Professor of Radiation Oncology

Nancy Jane Tarbell, MD, FASTRO is a distinguished physician and academic leader, renowned for her contributions to pediatric radiation oncology and her leadership at Harvard Medical School. She is the C.C. Wang Professor Emerita of Radiation Oncology at Harvard Medical School and Massachusetts General Hospital. She served as the Dean for Academic and Clinical Affairs at Harvard Medical School from 2008 to 2019 and has been recognized with numerous awards including the ASTRO Gold Medal. American Society of Radiation Oncology (ASTRO) as well as the Margaret Kripke Legend Award from the University of Texas MD Anderson Cancer Center. She was elected to the Institute of Medicine of the National Academies in 2002 (now the National Academy of Medicine). In 2005, she became the C.C. Wang Professor of Radiation Oncology, at Harvard Medical School, an endowed professorship.

== Early life and education ==
Born in Hudson, Massachusetts, she graduated summa cum laude from University of Rhode Island with a major in psychology. She attended SUNY Upstate Medical University for her medical degree. After medical school, she trained at the former Harvard Joint Center for Radiation Therapy (1980-1983) in Boston where she served as Chief Resident.

== Academic and Clinical Career ==
Boston Children's Hospital and Mass General Hospital:

Dr. Tarbell began her career at Boston Children's Hospital where she played a pivotal role in developing the pediatric radiation oncology program. She was the Chief of the Division of Pediatric Radiation Oncology at Boston Children's Hospital from 1984-1997. She then went on to grow the pediatric radiation oncology service at Massachusetts General Hospital from 1997–2008. She is a specialist in pediatric oncology and pediatric brain tumors and served on the national Children’s Oncology Group Brain Tumor Committee.

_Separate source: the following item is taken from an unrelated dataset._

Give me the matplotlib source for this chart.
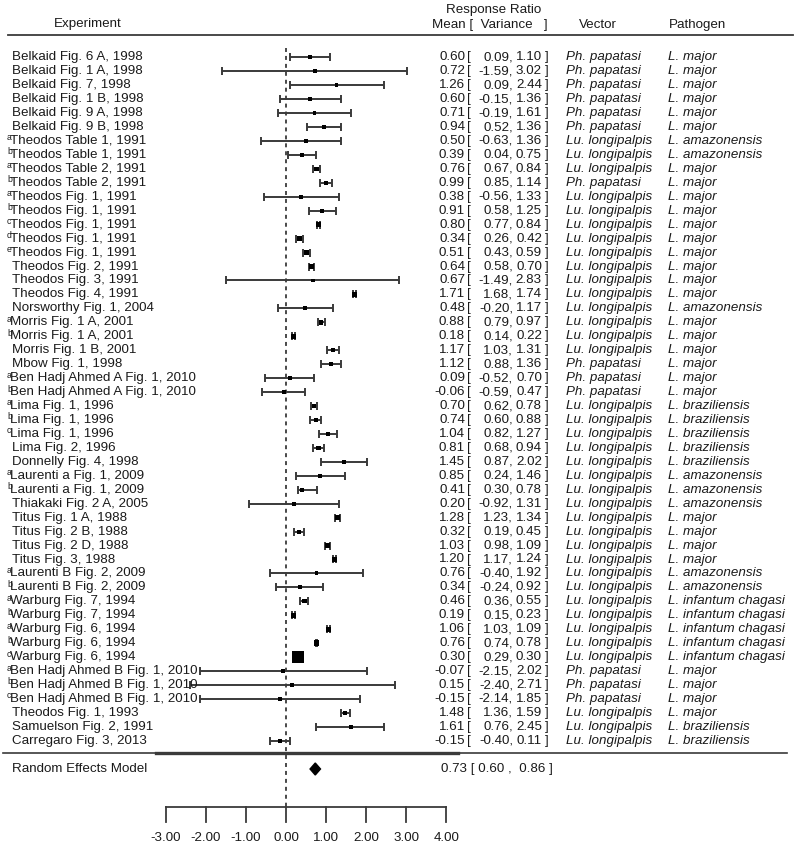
import numpy as np
import matplotlib
matplotlib.use("Agg")
import matplotlib.pyplot as plt

plt.rcParams['font.family'] = ['Liberation Sans', 'DejaVu Sans']
plt.rcParams['axes.unicode_minus'] = False

# study labels, superscript letters, and response ratio (mean, 95% CI)
studies = [
    "Belkaid Fig. 6 A, 1998", "Belkaid Fig. 1 A, 1998", "Belkaid Fig. 7, 1998",
    "Belkaid Fig. 1 B, 1998", "Belkaid Fig. 9 A, 1998", "Belkaid Fig. 9 B, 1998",
    "Theodos Table 1, 1991", "Theodos Table 1, 1991", "Theodos Table 2, 1991",
    "Theodos Table 2, 1991", "Theodos Fig. 1, 1991", "Theodos Fig. 1, 1991",
    "Theodos Fig. 1, 1991", "Theodos Fig. 1, 1991", "Theodos Fig. 1, 1991",
    "Theodos Fig. 2, 1991", "Theodos Fig. 3, 1991", "Theodos Fig. 4, 1991",
    "Norsworthy Fig. 1, 2004", "Morris Fig. 1 A, 2001", "Morris Fig. 1 A, 2001",
    "Morris Fig. 1 B, 2001", "Mbow Fig. 1, 1998", "Ben Hadj Ahmed A Fig. 1, 2010",
    "Ben Hadj Ahmed A Fig. 1, 2010", "Lima Fig. 1, 1996", "Lima Fig. 1, 1996",
    "Lima Fig. 1, 1996", "Lima Fig. 2, 1996", "Donnelly Fig. 4, 1998",
    "Laurenti a Fig. 1, 2009", "Laurenti a Fig. 1, 2009", "Thiakaki Fig. 2 A, 2005",
    "Titus Fig. 1 A, 1988", "Titus Fig. 2 B, 1988", "Titus Fig. 2 D, 1988",
    "Titus Fig. 3, 1988", "Laurenti B Fig. 2, 2009", "Laurenti B Fig. 2, 2009",
    "Warburg Fig. 7, 1994", "Warburg Fig. 7, 1994", "Warburg Fig. 6, 1994",
    "Warburg Fig. 6, 1994", "Warburg Fig. 6, 1994", "Ben Hadj Ahmed B Fig. 1, 2010",
    "Ben Hadj Ahmed B Fig. 1, 2010", "Ben Hadj Ahmed B Fig. 1, 2010",
    "Theodos Fig. 1, 1993", "Samuelson Fig. 2, 1991", "Carregaro Fig. 3, 2013",
]
sup = ['', '', '', '', '', '',
       'a', 'b', 'a', 'b', 'a', 'b', 'c', 'd', 'e',
       '', '', '', '',
       'a', 'b', '', '',
       'a', 'b',
       'a', 'b', 'c', '', '',
       'a', 'b', '',
       '', '', '', '',
       'a', 'b',
       'a', 'b', 'a', 'b', 'c',
       'a', 'b', 'c',
       '', '', '']
mean = [0.60, 0.72, 1.26, 0.60, 0.71, 0.94,
        0.50, 0.39, 0.76, 0.99, 0.38, 0.91, 0.80, 0.34, 0.51,
        0.64, 0.67, 1.71, 0.48,
        0.88, 0.18, 1.17, 1.12,
        0.09, -0.06,
        0.70, 0.74, 1.04, 0.81, 1.45,
        0.85, 0.41, 0.20,
        1.28, 0.32, 1.03, 1.20,
        0.76, 0.34,
        0.46, 0.19, 1.06, 0.76, 0.30,
        -0.07, 0.15, -0.15,
        1.48, 1.61, -0.15]
ci_lo = [0.09, -1.59, 0.09, -0.15, -0.19, 0.52,
         -0.63, 0.04, 0.67, 0.85, -0.56, 0.58, 0.77, 0.26, 0.43,
         0.58, -1.49, 1.68, -0.20,
         0.79, 0.14, 1.03, 0.88,
         -0.52, -0.59,
         0.62, 0.60, 0.82, 0.68, 0.87,
         0.24, 0.30, -0.92,
         1.23, 0.19, 0.98, 1.17,
         -0.40, -0.24,
         0.36, 0.15, 1.03, 0.74, 0.29,
         -2.15, -2.40, -2.14,
         1.36, 0.76, -0.40]
ci_hi = [1.10, 3.02, 2.44, 1.36, 1.61, 1.36,
         1.36, 0.75, 0.84, 1.14, 1.33, 1.25, 0.84, 0.42, 0.59,
         0.70, 2.83, 1.74, 1.17,
         0.97, 0.22, 1.31, 1.36,
         0.70, 0.47,
         0.78, 0.88, 1.27, 0.94, 2.02,
         1.46, 0.78, 1.31,
         1.34, 0.45, 1.09, 1.24,
         1.92, 0.92,
         0.55, 0.23, 1.09, 0.78, 0.30,
         2.02, 2.71, 1.85,
         1.59, 2.45, 0.11]
vector = (["Ph. papatasi"] * 6 + ["Lu. longipalpis"] * 3 + ["Ph. papatasi"]
          + ["Lu. longipalpis"] * 12 + ["Ph. papatasi"] * 3
          + ["Lu. longipalpis"] * 19 + ["Ph. papatasi"] * 3
          + ["Lu. longipalpis"] * 3)
pathogen = (["L. major"] * 6 + ["L. amazonensis"] * 2 + ["L. major"] * 10
            + ["L. amazonensis"] + ["L. major"] * 6 + ["L. braziliensis"] * 5
            + ["L. amazonensis"] * 3 + ["L. major"] * 4 + ["L. amazonensis"] * 2
            + ["L. infantum chagasi"] * 5 + ["L. major"] * 4
            + ["L. braziliensis"] * 2)

re_mean, re_lo, re_hi = 0.73, 0.60, 0.86
axis_ticks = [-3, -2, -1, 0, 1, 2, 3, 4]

# ---- layout helpers (pixel -> data) ----
W, H = 795, 847
X0, XS = 286.0, 40.1      # pixel of x=0 and pixels per unit
Y0, YS = 57.3, 13.95      # pixel of first row and row spacing


def px(x):
    return (x - X0) / XS


def py(y):
    return (y - Y0) / YS


fig = plt.figure(figsize=(W / 100, H / 100), dpi=100)
ax = fig.add_axes([0, 0, 1, 1])
ax.set_xlim(px(0), px(W))
ax.set_ylim(py(H), py(0))
ax.axis('off')

tc = '#1a1a1a'
lc = '#3a3a3a'
fs = 9.6
rows = np.arange(len(studies))
mean_a = np.array(mean)
lo_a = np.array(ci_lo)
hi_a = np.array(ci_hi)

# point size from inverse standard error (as in metafor)
se = (hi_a - lo_a) / (2 * 1.96)
wi = 1 / se
psize = (wi - wi.min()) / (wi.max() - wi.min()) + 0.5

# headers
ax.text(px(88), py(24), "Experiment", ha='center', va='center', fontsize=fs, color=tc)
ax.text(px(494), py(10), "Response Ratio", ha='center', va='center', fontsize=fs, color=tc)
ax.text(px(432), py(25), "Mean [  Variance   ]", ha='left', va='center', fontsize=fs, color=tc)
ax.text(px(598), py(25), "Vector", ha='center', va='center', fontsize=fs, color=tc)
ax.text(px(697), py(25), "Pathogen", ha='center', va='center', fontsize=fs, color=tc)
ax.plot([px(8), px(793)], [py(35), py(35)], color=lc, lw=1.3)

# reference line at 0
ax.plot([0, 0], [py(48), py(807)], color=lc, lw=1.3, ls=(0, (2.2, 2.2)))

# study CIs and points
ax.errorbar(mean_a, rows, xerr=[mean_a - lo_a, hi_a - mean_a], fmt='none',
            ecolor=lc, elinewidth=1.4, capsize=2.6, capthick=1.4, zorder=3)
ax.scatter(mean_a, rows, s=(psize * 5.6) ** 2, marker='s', color='black',
           linewidths=0, zorder=4)

for i, r in enumerate(rows):
    if sup[i]:
        ax.text(px(7), r - 0.22, sup[i], ha='left', va='center', fontsize=6.2, color=tc)
        ax.text(px(10.5), r, studies[i], ha='left', va='center', fontsize=fs, color=tc)
    else:
        ax.text(px(12), r, studies[i], ha='left', va='center', fontsize=fs, color=tc)
    ax.text(px(465), r, f"{mean[i]:.2f}", ha='right', va='center', fontsize=fs, color=tc)
    ax.text(px(467), r, "[", ha='left', va='center', fontsize=fs, color=tc)
    ax.text(px(513), r, f"{ci_lo[i]:.2f},", ha='right', va='center', fontsize=fs, color=tc)
    ax.text(px(542), r, f"{ci_hi[i]:.2f}", ha='right', va='center', fontsize=fs, color=tc)
    ax.text(px(545), r, "]", ha='left', va='center', fontsize=fs, color=tc)
    ax.text(px(566), r, vector[i], ha='left', va='center', fontsize=fs,
            color=tc, style='italic')
    ax.text(px(668), r, pathogen[i], ha='left', va='center', fontsize=fs,
            color=tc, style='italic')

# separator before summary
ax.plot([px(3), px(787)], [py(753), py(753)], color=lc, lw=1.2)
ax.plot([px(156), px(458)], [py(753), py(753)], color=lc, lw=2.4)

# summary diamond
yr = py(769)
hd = 0.43
ax.fill([re_lo, re_mean, re_hi, re_mean], [yr, yr - hd, yr, yr + hd],
        color='black', zorder=4)
ax.text(px(12), yr, "Random Effects Model", ha='left', va='center', fontsize=fs, color=tc)
ax.text(px(441), yr, f"{re_mean:.2f} [ {re_lo:.2f} ,  {re_hi:.2f} ]",
        ha='left', va='center', fontsize=fs, color=tc)

# bottom axis
ya = py(807)
ax.plot([axis_ticks[0], axis_ticks[-1]], [ya, ya], color=lc, lw=1.3)
for t in axis_ticks:
    ax.plot([t, t], [ya, py(822)], color=lc, lw=1.3)
    ax.text(t, py(838), f"{t:.2f}", ha='center', va='center', fontsize=fs, color=tc)

fig.savefig("out.png", dpi=100)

She was the founding director for the Mass General Office for Women's Career's and the Center for Faculty development, devoted to advancing gender equity in academic medicine.

== Research and Publications ==
Dr. Tarbell is renowned for her research in pediatric brain tumors, particularly high-risk medulloblastoma, and the application of proton therapy. Her scholarly output includes more than 250 original publications and book chapters. Her h-index according to Google Scholar is 89 with 24,652 citations (as of January 31, 2020). She is co-editor of Pediatric Radiation Oncology, now in its 6th edition.